> [AIM]
Retype, exactly as they stand, the lines from the start of the data to the line that contains "ax.spines['bottom'].set_color(grey)", both ends included. Leave the pictures out.
*** INFORMATION PROVIDED
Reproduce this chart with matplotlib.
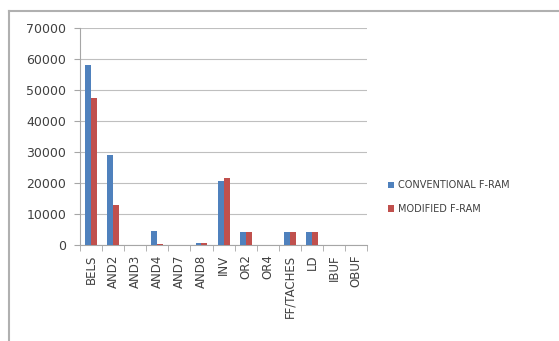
import matplotlib.pyplot as plt
import numpy as np
from matplotlib.lines import Line2D

# категорії та значення
categories = ['BELS', 'AND2', 'AND3', 'AND4', 'AND7', 'AND8', 'INV',
              'OR2', 'OR4', 'FF/TACHES', 'LD', 'IBUF', 'OBUF']
conventional = [58000, 29000, 0, 4500, 0, 600, 20500, 4200, 0, 4200, 4200, 0, 0]
modified = [47500, 12800, 0, 300, 0, 600, 21500, 4200, 0, 4200, 4200, 0, 0]

blue = '#4F81BD'
red = '#C0504D'
grey = '#A6A6A6'

fig = plt.figure(figsize=(5.59, 3.41), dpi=100)
ax = fig.add_axes([0.143, 0.282, 0.514, 0.636])

x = np.arange(len(categories))
w = 0.27
ax.bar(x - w / 2, conventional, w, color=blue, label='CONVENTIONAL F-RAM', zorder=3)
ax.bar(x + w / 2, modified, w, color=red, label='MODIFIED F-RAM', zorder=3)

ax.set_xlim(-0.5, len(categories) - 0.5)
ax.set_ylim(0, 70000)
ax.set_yticks(range(0, 70001, 10000))
ax.yaxis.grid(True, color='#BFBFBF', linewidth=0.8, zorder=0)

ax.set_xticks(x)
ax.set_xticklabels(categories, rotation=90, fontsize=8.5, color='#404040')
ax.set_xticks(np.arange(-0.5, len(categories), 1), minor=True)
ax.tick_params(axis='x', which='major', length=0, pad=7)
ax.tick_params(axis='x', which='minor', length=4, color=grey)
ax.tick_params(axis='y', length=4, color=grey, labelsize=9, labelcolor='#404040', pad=6)

for s in ['top', 'right']:
    ax.spines[s].set_visible(False)
ax.spines['left'].set_color(grey)
ax.spines['bottom'].set_color(grey)

ax.legend(loc='center left', bbox_to_anchor=(1.04, 0.22), frameon=False,
          fontsize=7, handlelength=0.7, handleheight=0.7, labelspacing=1.4,
          handletextpad=0.4, labelcolor='#404040')

# рамка навколо діаграми
fig.add_artist(Line2D([9 / 559, 1], [1 - 11 / 341] * 2, color='#B0B0B0', lw=1.5,
                      transform=fig.transFigure))
fig.add_artist(Line2D([9 / 559] * 2, [0, 1 - 11 / 341], color='#B0B0B0', lw=1.5,
                      transform=fig.transFigure))

fig.savefig('out.png', dpi=100)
******
> [WRITTEN SOLUTION]
Reproduce this chart with matplotlib.
import matplotlib.pyplot as plt
import numpy as np
from matplotlib.lines import Line2D

# категорії та значення
categories = ['BELS', 'AND2', 'AND3', 'AND4', 'AND7', 'AND8', 'INV',
              'OR2', 'OR4', 'FF/TACHES', 'LD', 'IBUF', 'OBUF']
conventional = [58000, 29000, 0, 4500, 0, 600, 20500, 4200, 0, 4200, 4200, 0, 0]
modified = [47500, 12800, 0, 300, 0, 600, 21500, 4200, 0, 4200, 4200, 0, 0]

blue = '#4F81BD'
red = '#C0504D'
grey = '#A6A6A6'

fig = plt.figure(figsize=(5.59, 3.41), dpi=100)
ax = fig.add_axes([0.143, 0.282, 0.514, 0.636])

x = np.arange(len(categories))
w = 0.27
ax.bar(x - w / 2, conventional, w, color=blue, label='CONVENTIONAL F-RAM', zorder=3)
ax.bar(x + w / 2, modified, w, color=red, label='MODIFIED F-RAM', zorder=3)

ax.set_xlim(-0.5, len(categories) - 0.5)
ax.set_ylim(0, 70000)
ax.set_yticks(range(0, 70001, 10000))
ax.yaxis.grid(True, color='#BFBFBF', linewidth=0.8, zorder=0)

ax.set_xticks(x)
ax.set_xticklabels(categories, rotation=90, fontsize=8.5, color='#404040')
ax.set_xticks(np.arange(-0.5, len(categories), 1), minor=True)
ax.tick_params(axis='x', which='major', length=0, pad=7)
ax.tick_params(axis='x', which='minor', length=4, color=grey)
ax.tick_params(axis='y', length=4, color=grey, labelsize=9, labelcolor='#404040', pad=6)

for s in ['top', 'right']:
    ax.spines[s].set_visible(False)
ax.spines['left'].set_color(grey)
ax.spines['bottom'].set_color(grey)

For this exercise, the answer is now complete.